_Exercise directions_: Starting at the line that contains "Output the LaTeX", reproduce each line exactly up to and including the line that contains "align=left, anchor=west] (tuct)". Reproduce nothing else.

_Material provided_:
****

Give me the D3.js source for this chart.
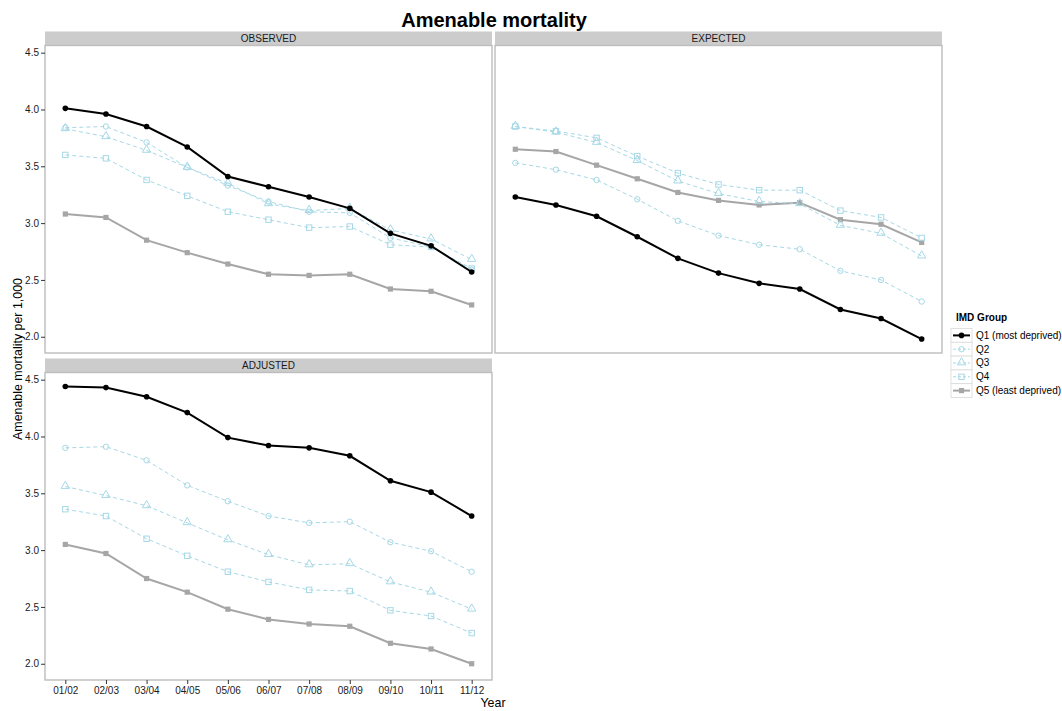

****

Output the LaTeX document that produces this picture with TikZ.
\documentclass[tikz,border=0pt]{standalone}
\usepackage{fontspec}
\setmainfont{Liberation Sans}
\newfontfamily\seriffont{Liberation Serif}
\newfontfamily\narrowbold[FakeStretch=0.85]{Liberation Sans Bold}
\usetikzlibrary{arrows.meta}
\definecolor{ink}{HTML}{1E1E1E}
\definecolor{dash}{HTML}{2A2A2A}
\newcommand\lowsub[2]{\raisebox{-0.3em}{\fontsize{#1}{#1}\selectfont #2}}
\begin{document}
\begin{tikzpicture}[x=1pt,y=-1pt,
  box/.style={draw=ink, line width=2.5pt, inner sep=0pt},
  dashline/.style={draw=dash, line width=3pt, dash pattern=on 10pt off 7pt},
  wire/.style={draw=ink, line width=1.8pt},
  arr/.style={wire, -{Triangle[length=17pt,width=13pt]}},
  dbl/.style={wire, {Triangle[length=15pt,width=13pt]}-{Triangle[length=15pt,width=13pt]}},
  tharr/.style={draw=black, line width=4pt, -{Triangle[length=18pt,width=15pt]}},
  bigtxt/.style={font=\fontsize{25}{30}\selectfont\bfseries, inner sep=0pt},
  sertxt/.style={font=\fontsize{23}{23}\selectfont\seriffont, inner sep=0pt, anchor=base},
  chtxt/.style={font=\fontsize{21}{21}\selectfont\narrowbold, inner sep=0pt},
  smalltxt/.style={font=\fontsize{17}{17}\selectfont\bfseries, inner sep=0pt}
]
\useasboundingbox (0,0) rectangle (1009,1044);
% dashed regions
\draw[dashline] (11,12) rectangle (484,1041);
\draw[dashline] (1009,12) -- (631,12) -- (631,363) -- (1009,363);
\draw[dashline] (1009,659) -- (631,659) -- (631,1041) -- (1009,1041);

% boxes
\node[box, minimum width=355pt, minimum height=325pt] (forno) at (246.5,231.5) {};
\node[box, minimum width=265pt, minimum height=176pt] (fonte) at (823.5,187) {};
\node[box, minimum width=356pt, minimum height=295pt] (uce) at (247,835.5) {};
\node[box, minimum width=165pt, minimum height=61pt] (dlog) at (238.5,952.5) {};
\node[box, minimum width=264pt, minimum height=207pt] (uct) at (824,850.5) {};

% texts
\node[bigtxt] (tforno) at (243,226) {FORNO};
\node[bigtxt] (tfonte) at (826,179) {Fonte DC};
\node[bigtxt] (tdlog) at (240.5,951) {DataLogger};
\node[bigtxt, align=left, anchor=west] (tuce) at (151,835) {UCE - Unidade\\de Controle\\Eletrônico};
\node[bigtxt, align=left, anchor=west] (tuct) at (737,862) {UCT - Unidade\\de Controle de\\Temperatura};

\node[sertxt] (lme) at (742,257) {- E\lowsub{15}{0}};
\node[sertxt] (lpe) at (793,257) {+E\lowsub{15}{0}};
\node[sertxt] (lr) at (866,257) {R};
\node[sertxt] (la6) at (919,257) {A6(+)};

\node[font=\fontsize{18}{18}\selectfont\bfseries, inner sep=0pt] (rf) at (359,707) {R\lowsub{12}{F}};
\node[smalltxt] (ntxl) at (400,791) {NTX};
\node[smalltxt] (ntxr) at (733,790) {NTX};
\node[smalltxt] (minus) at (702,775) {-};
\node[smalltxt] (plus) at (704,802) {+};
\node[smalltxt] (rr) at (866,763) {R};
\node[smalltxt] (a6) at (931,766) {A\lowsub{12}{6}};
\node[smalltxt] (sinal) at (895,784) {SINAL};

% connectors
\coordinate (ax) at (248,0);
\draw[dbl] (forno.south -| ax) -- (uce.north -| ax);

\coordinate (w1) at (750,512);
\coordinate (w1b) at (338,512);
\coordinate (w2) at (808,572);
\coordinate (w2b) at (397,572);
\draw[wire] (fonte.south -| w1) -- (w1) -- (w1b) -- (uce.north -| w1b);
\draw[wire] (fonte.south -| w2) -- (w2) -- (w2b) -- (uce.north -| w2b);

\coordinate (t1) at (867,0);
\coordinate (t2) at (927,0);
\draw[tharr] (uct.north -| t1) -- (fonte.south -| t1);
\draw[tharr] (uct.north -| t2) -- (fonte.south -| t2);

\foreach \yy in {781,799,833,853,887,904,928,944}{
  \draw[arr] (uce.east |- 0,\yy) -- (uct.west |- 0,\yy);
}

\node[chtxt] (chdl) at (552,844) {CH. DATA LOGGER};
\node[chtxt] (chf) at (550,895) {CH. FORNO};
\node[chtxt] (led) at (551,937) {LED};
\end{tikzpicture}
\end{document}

****

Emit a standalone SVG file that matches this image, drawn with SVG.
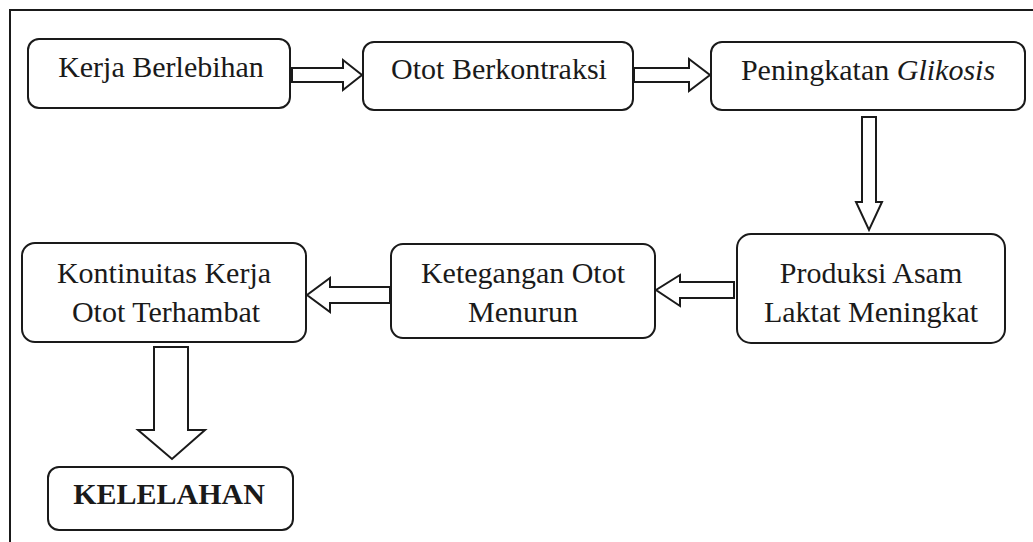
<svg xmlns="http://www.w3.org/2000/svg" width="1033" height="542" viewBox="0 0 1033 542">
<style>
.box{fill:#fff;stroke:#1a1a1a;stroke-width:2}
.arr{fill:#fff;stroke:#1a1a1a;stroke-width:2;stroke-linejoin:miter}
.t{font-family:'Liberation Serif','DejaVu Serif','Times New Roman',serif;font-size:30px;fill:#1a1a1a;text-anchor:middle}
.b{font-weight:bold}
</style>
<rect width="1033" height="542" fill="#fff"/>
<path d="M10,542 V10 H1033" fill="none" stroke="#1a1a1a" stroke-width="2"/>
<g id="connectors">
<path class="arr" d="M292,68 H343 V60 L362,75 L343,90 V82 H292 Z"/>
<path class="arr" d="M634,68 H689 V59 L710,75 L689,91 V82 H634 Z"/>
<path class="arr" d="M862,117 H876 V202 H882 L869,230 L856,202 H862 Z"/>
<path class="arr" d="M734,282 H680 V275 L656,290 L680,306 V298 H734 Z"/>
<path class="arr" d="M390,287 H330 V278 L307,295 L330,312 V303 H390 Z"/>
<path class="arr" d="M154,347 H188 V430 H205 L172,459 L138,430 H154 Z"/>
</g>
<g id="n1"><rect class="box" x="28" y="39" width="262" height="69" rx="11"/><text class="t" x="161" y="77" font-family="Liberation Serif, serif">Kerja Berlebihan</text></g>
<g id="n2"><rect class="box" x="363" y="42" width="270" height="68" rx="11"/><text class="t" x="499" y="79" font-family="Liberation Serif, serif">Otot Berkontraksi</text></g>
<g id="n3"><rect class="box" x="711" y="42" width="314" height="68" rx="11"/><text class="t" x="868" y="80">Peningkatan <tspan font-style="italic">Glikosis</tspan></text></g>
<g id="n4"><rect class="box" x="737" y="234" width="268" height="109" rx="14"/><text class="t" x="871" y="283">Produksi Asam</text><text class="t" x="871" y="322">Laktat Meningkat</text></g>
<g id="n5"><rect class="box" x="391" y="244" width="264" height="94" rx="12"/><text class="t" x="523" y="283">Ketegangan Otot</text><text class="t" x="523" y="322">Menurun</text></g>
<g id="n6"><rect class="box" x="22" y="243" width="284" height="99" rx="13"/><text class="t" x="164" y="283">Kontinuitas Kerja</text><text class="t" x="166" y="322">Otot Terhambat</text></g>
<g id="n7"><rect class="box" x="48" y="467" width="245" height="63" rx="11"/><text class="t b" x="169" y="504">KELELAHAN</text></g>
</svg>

****

_Written solution_:
Output the LaTeX document that produces this picture with TikZ.
\documentclass[tikz,border=0pt]{standalone}
\usepackage{fontspec}
\setmainfont{Liberation Sans}
\newfontfamily\seriffont{Liberation Serif}
\newfontfamily\narrowbold[FakeStretch=0.85]{Liberation Sans Bold}
\usetikzlibrary{arrows.meta}
\definecolor{ink}{HTML}{1E1E1E}
\definecolor{dash}{HTML}{2A2A2A}
\newcommand\lowsub[2]{\raisebox{-0.3em}{\fontsize{#1}{#1}\selectfont #2}}
\begin{document}
\begin{tikzpicture}[x=1pt,y=-1pt,
  box/.style={draw=ink, line width=2.5pt, inner sep=0pt},
  dashline/.style={draw=dash, line width=3pt, dash pattern=on 10pt off 7pt},
  wire/.style={draw=ink, line width=1.8pt},
  arr/.style={wire, -{Triangle[length=17pt,width=13pt]}},
  dbl/.style={wire, {Triangle[length=15pt,width=13pt]}-{Triangle[length=15pt,width=13pt]}},
  tharr/.style={draw=black, line width=4pt, -{Triangle[length=18pt,width=15pt]}},
  bigtxt/.style={font=\fontsize{25}{30}\selectfont\bfseries, inner sep=0pt},
  sertxt/.style={font=\fontsize{23}{23}\selectfont\seriffont, inner sep=0pt, anchor=base},
  chtxt/.style={font=\fontsize{21}{21}\selectfont\narrowbold, inner sep=0pt},
  smalltxt/.style={font=\fontsize{17}{17}\selectfont\bfseries, inner sep=0pt}
]
\useasboundingbox (0,0) rectangle (1009,1044);
% dashed regions
\draw[dashline] (11,12) rectangle (484,1041);
\draw[dashline] (1009,12) -- (631,12) -- (631,363) -- (1009,363);
\draw[dashline] (1009,659) -- (631,659) -- (631,1041) -- (1009,1041);

% boxes
\node[box, minimum width=355pt, minimum height=325pt] (forno) at (246.5,231.5) {};
\node[box, minimum width=265pt, minimum height=176pt] (fonte) at (823.5,187) {};
\node[box, minimum width=356pt, minimum height=295pt] (uce) at (247,835.5) {};
\node[box, minimum width=165pt, minimum height=61pt] (dlog) at (238.5,952.5) {};
\node[box, minimum width=264pt, minimum height=207pt] (uct) at (824,850.5) {};

% texts
\node[bigtxt] (tforno) at (243,226) {FORNO};
\node[bigtxt] (tfonte) at (826,179) {Fonte DC};
\node[bigtxt] (tdlog) at (240.5,951) {DataLogger};
\node[bigtxt, align=left, anchor=west] (tuce) at (151,835) {UCE - Unidade\\de Controle\\Eletrônico};
\node[bigtxt, align=left, anchor=west] (tuct) at (737,862) {UCT - Unidade\\de Controle de\\Temperatura};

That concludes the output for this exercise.